Electrons, when accelerated through a high voltage, can have de Broglie wavelengths much shorter than visible light (e.g., an electron accelerated through 100 kV has a wavelength of about 0.0037 nm). This extremely short wavelength allows electron microscopes to achieve much higher resolution, enabling us to visualize structures at the atomic and molecular level, which is impossible with light microscopes.

Common Misconceptions

Macroscopic objects and wave nature: — Students often wonder why we don't observe wave-like behavior for everyday objects. The key lies in the magnitude of Planck's constant (

h

) and the momentum (

mv

). For a macroscopic object (e.g., a 1 kg ball moving at 1 m/s), its momentum is

1 \times 1 = 1\ \text{kg m/s}

. The de Broglie wavelength would be

lambda = (6.626 \times 10^{-34}) / 1 = 6.626 \times 10^{-34}\ \text{m}

. This wavelength is astronomically small, far beyond any measurable scale, making its wave nature undetectable. Only for particles with extremely small masses (like electrons, protons, neutrons) and sufficiently low velocities does the de Broglie wavelength become comparable to atomic dimensions or interatomic distances in crystals, allowing their wave nature to be observed.

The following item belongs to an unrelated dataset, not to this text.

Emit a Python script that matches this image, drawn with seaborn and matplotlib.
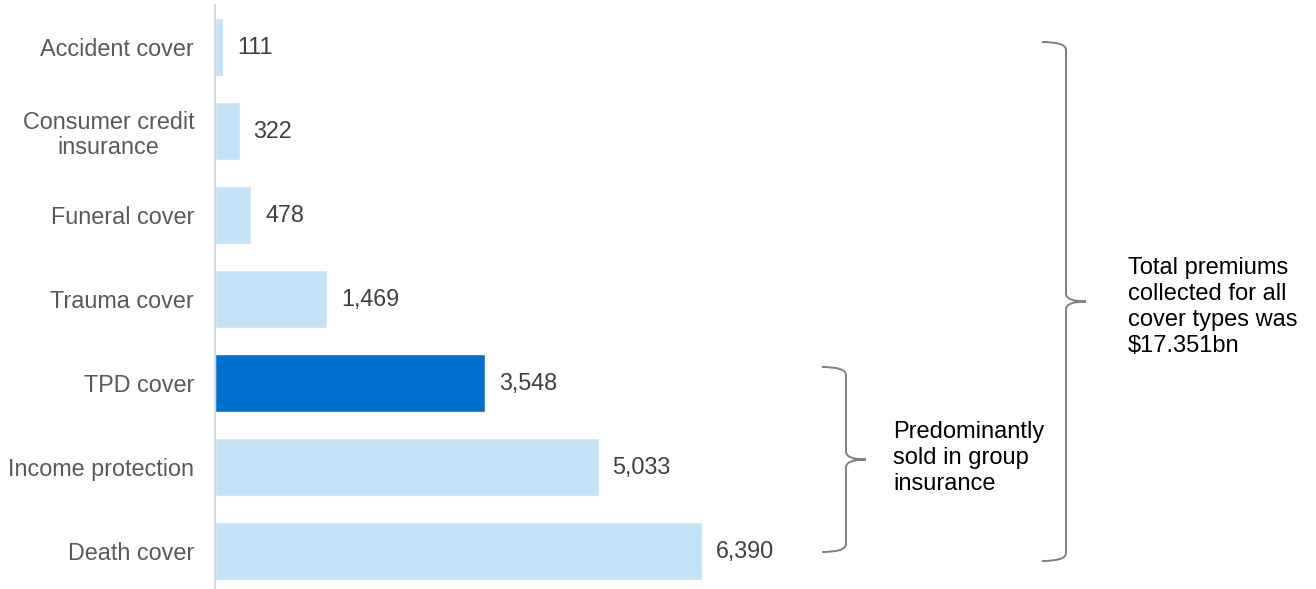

De Broglie's relation vs. Heisenberg Uncertainty Principle: — While both are fundamental to quantum mechanics and deal with the wave-particle duality, they are distinct. De Broglie's relation quantifies the wavelength associated with a particle's momentum. Heisenberg's Uncertainty Principle states that it's impossible to simultaneously know with perfect precision both the position and momentum (or energy and time) of a particle. De Broglie gives us the 'what' (matter has waves), Heisenberg gives us the 'limitation' on measuring these wave-particle properties.

**Wave-particle duality means a particle is *both* a wave and a particle *simultaneously*:** It's more accurate to say that a quantum entity exhibits *either* wave-like *or* particle-like properties depending on how it's observed or interacted with. It's not a simultaneous manifestation of both in the same measurement.

NEET-Specific Angle

De Broglie's relation is a cornerstone of the Quantum Mechanical Model of the Atom. It provides the theoretical basis for Bohr's postulate that electrons can only exist in specific, stable orbits (quantized energy levels).

If an electron in an orbit behaves as a wave, then for the orbit to be stable, the electron wave must form a standing wave, meaning the circumference of the orbit must be an integral multiple of the electron's de Broglie wavelength ( $2\pi r = n\lambda$ , where $n = 1, 2, 3, ...

$). This condition naturally leads to the quantization of angular momentum and energy levels, which was a key aspect of Bohr's model, but de Broglie provided a more fundamental wave-mechanical justification.

NEET questions often test the direct application of the de Broglie formula, its variations involving kinetic energy or accelerating voltage, and conceptual understanding of wave-particle duality, especially for electrons, protons, and alpha particles.

Comparative questions, asking for the ratio of wavelengths for different particles under similar conditions (e.g., same kinetic energy or same accelerating voltage), are also common. Understanding the inverse relationship between wavelength and momentum is crucial.